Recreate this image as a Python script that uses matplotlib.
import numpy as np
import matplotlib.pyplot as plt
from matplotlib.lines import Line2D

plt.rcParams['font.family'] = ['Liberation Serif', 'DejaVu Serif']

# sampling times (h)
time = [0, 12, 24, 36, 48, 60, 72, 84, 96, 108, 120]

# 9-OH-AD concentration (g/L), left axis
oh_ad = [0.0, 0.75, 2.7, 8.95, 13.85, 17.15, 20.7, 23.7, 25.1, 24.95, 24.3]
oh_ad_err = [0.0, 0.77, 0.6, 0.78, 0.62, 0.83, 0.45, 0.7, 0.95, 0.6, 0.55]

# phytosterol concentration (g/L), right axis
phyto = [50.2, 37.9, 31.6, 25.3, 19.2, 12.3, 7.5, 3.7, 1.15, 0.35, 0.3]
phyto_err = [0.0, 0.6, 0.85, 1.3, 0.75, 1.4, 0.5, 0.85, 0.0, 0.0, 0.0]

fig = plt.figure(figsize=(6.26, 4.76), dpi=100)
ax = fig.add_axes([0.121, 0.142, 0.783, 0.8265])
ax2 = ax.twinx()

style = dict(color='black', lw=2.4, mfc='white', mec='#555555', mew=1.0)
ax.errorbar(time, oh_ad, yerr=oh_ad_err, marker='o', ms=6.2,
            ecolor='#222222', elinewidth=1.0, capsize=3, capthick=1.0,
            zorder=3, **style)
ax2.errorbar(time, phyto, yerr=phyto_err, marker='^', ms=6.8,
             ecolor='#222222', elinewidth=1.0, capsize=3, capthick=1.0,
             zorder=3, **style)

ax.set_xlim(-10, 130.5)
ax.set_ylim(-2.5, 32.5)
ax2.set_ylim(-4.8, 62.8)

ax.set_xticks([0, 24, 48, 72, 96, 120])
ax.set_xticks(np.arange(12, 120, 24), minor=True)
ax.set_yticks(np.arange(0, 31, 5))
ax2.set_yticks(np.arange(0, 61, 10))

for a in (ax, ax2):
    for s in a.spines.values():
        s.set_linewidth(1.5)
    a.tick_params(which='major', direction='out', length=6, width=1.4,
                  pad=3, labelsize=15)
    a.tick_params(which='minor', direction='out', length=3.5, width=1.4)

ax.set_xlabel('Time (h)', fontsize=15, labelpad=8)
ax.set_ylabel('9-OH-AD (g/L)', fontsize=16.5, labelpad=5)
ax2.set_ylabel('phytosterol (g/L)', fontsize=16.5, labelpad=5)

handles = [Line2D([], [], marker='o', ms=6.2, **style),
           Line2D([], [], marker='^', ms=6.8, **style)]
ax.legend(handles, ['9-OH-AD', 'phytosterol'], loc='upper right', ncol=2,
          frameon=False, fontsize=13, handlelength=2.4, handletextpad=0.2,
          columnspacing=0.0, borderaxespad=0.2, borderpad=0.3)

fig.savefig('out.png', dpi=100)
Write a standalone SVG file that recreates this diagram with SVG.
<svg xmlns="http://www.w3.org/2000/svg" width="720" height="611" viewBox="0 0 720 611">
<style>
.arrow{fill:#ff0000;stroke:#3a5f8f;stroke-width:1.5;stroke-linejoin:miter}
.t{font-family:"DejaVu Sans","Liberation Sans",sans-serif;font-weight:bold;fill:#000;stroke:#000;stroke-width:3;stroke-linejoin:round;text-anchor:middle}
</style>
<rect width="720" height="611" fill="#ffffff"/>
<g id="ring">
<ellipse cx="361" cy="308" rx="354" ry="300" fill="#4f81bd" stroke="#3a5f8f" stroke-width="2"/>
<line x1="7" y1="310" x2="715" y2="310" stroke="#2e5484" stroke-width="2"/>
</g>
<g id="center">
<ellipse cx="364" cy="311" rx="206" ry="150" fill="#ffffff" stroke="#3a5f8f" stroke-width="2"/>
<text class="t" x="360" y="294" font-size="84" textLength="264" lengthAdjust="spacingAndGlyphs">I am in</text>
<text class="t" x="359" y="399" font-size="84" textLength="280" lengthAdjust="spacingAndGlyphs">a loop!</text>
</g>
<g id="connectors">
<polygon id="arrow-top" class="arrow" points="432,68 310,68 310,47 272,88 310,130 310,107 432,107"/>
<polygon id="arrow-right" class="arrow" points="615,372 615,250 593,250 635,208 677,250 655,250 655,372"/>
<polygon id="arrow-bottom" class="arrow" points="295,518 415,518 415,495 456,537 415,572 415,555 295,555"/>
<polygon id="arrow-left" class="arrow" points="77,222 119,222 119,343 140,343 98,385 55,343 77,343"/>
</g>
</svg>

____________________

- Aim: Copy, please, every line from the start of the entries down to the line that holds "ax2 = ax.twinx()", with both of those lines included and no others.

- Final result:
Recreate this image as a Python script that uses matplotlib.
import numpy as np
import matplotlib.pyplot as plt
from matplotlib.lines import Line2D

plt.rcParams['font.family'] = ['Liberation Serif', 'DejaVu Serif']

# sampling times (h)
time = [0, 12, 24, 36, 48, 60, 72, 84, 96, 108, 120]

# 9-OH-AD concentration (g/L), left axis
oh_ad = [0.0, 0.75, 2.7, 8.95, 13.85, 17.15, 20.7, 23.7, 25.1, 24.95, 24.3]
oh_ad_err = [0.0, 0.77, 0.6, 0.78, 0.62, 0.83, 0.45, 0.7, 0.95, 0.6, 0.55]

# phytosterol concentration (g/L), right axis
phyto = [50.2, 37.9, 31.6, 25.3, 19.2, 12.3, 7.5, 3.7, 1.15, 0.35, 0.3]
phyto_err = [0.0, 0.6, 0.85, 1.3, 0.75, 1.4, 0.5, 0.85, 0.0, 0.0, 0.0]

fig = plt.figure(figsize=(6.26, 4.76), dpi=100)
ax = fig.add_axes([0.121, 0.142, 0.783, 0.8265])
ax2 = ax.twinx()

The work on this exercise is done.